Decía Cansinos Asséns que tenía “el gesto silencioso del que sueña y recuerda”. Otros han observado que fue siempre un niño/viejo o un viejo/niño. También su madre señalaría que “Antonio no ha tenido nunca esa alegría propia de la juventud”. Nuestro poeta pertenece, sin duda, a ese grupo de artistas mayores que han caído en un conjuro que les atrapa y les aparta del mundo, algo que les sucede en la infancia a niños especialmente sensibles: el velo se desprende por un momento y hace imposible el retorno a la mirada de los vivos comunes y corrientes.
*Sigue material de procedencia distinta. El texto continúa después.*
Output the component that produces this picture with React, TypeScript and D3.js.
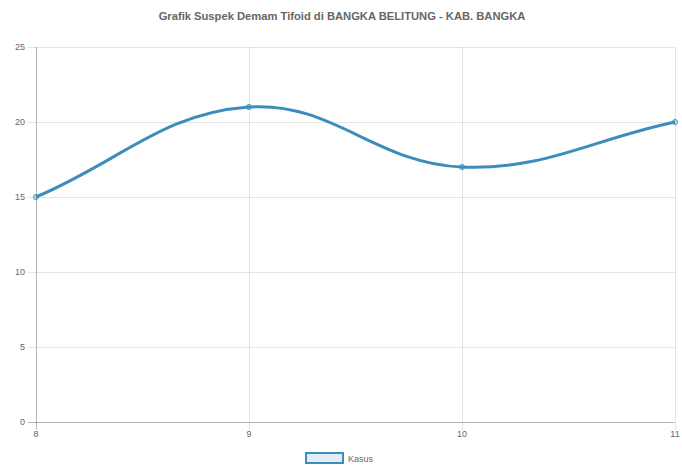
import React from "react";
import * as d3 from "d3";

const title = "Grafik Suspek Demam Tifoid di BANGKA BELITUNG - KAB. BANGKA";
const categories = ["8", "9", "10", "11"];
const kasus = [15, 21, 17, 20];
const yTicks = [0, 5, 10, 15, 20, 25];
const seriesName = "Kasus";

const W = 682;
const H = 469;
const left = 36;
const right = 675;
const top = 47;
const bottom = 422;
const lineColor = "#3c8dbc";
const gridColor = "rgba(0,0,0,0.1)";
const textColor = "#666";
const font = "'Liberation Sans', Arial, Helvetica, sans-serif";

function splinePath(pts: [number, number][], t: number) {
  const p = d3.path();
  const cps: { px: number; py: number; nx: number; ny: number }[] = [];
  for (let i = 0; i < pts.length; i++) {
    const prev = pts[Math.max(0, i - 1)];
    const cur = pts[i];
    const next = pts[Math.min(pts.length - 1, i + 1)];
    const d01 = Math.hypot(cur[0] - prev[0], cur[1] - prev[1]);
    const d12 = Math.hypot(next[0] - cur[0], next[1] - cur[1]);
    let s01 = d01 / (d01 + d12);
    let s12 = d12 / (d01 + d12);
    if (!isFinite(s01)) s01 = 0;
    if (!isFinite(s12)) s12 = 0;
    const fa = t * s01;
    const fb = t * s12;
    cps.push({
      px: cur[0] - fa * (next[0] - prev[0]),
      py: cur[1] - fa * (next[1] - prev[1]),
      nx: cur[0] + fb * (next[0] - prev[0]),
      ny: cur[1] + fb * (next[1] - prev[1]),
    });
  }
  p.moveTo(pts[0][0], pts[0][1]);
  for (let i = 1; i < pts.length; i++) {
    p.bezierCurveTo(cps[i - 1].nx, cps[i - 1].ny, cps[i].px, cps[i].py, pts[i][0], pts[i][1]);
  }
  return p.toString();
}

export default function App() {
  const x = d3.scalePoint<string>().domain(categories).range([left, right]);
  const y = d3.scaleLinear().domain([0, 25]).range([bottom, top]);
  const pts: [number, number][] = kasus.map((v, i) => [x(categories[i]) as number, y(v)]);
  const d = splinePath(pts, 0.4);

  return (
    <svg width={W} height={H} style={{ position: "absolute", left: 0, top: 0, background: "#fff" }}>
      <text x={W / 2 + 1} y={20} textAnchor="middle" fontFamily={font} fontSize={11.2} fontWeight="bold" fill={textColor}>
        {title}
      </text>
      {yTicks.map((t) => (
        <g key={"y" + t}>
          <line x1={left - 8} x2={right} y1={y(t) + 0.5} y2={y(t) + 0.5} stroke={gridColor} />
          <text x={left - 11} y={y(t) + 3} textAnchor="end" fontFamily={font} fontSize={9} fill={textColor}>
            {t}
          </text>
        </g>
      ))}
      {categories.map((c) => (
        <g key={"x" + c}>
          <line x1={(x(c) as number) + 0.5} x2={(x(c) as number) + 0.5} y1={top} y2={bottom + 8} stroke={gridColor} />
          <text x={x(c) as number} y={bottom + 15} textAnchor="middle" fontFamily={font} fontSize={9} fill={textColor}>
            {c}
          </text>
        </g>
      ))}
      <line x1={left - 8} x2={right} y1={bottom + 0.5} y2={bottom + 0.5} stroke="rgba(0,0,0,0.2)" />
      <line x1={left + 0.5} x2={left + 0.5} y1={top} y2={bottom + 8} stroke="rgba(0,0,0,0.2)" />
      <path d={d} fill="none" stroke={lineColor} strokeWidth={3} />
      {pts.map((p, i) => (
        <circle key={i} cx={p[0]} cy={p[1]} r={2.5} fill="rgba(60,141,188,0.2)" stroke={lineColor} strokeWidth={1} />
      ))}
      <rect x={306} y={453} width={37} height={10} fill="rgba(60,141,188,0.15)" stroke={lineColor} strokeWidth={2} />
      <text x={348} y={462} fontFamily={font} fontSize={9} fill={textColor}>
        {seriesName}
      </text>
    </svg>
  );
}
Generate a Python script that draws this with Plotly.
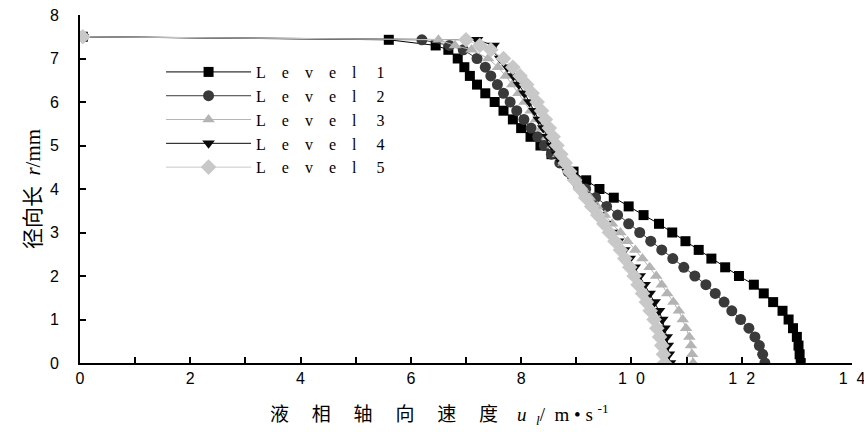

Y, sin embargo, a Antonio Machado lo tenía yo asociado con lo muy vivo y muy común y corriente, pues lo que se vuelve muy popular y cercano a causa de su maravillosa sencillez, tiene como efecto (nada es gratis) el que algunas honduras y misterios comiencen a pasar desapercibidos.
Pero el oficio de ilustrador propicia, como en este caso, una relectura en un contexto diferente al que marcó mi memoria sentimental, y una exploración de los alrededores que puede trastocarlo todo, peces inesperados entre las redes. Así, ¿hasta qué punto renunció Machado al misterio de sus poetas franceses? ¿No entregaría, más bien, esa cuota que sacrifican los tímidos a cambio de poder seguir, bajo mano, haciendo lo que consideran? Aquel hombre bueno no salió jamás del jardín del Palacio de las Dueñas. Toda su obra, hable de lo que hable, está atravesada por esa flecha de oro que recibió, quién sabe qué mañana, junto a la fuente del patio. Aquella luz de los limoneros le dejó envenenado para siempre de melancolía, con el estupor de los que han conocido la maravilla y ya no pueden comprender cómo es posible que habitemos el horror.
Mis dibujos, ahora estaba claro, debían quedarse también en ese jardín: infancia, limones, una fuente… y el tiempo.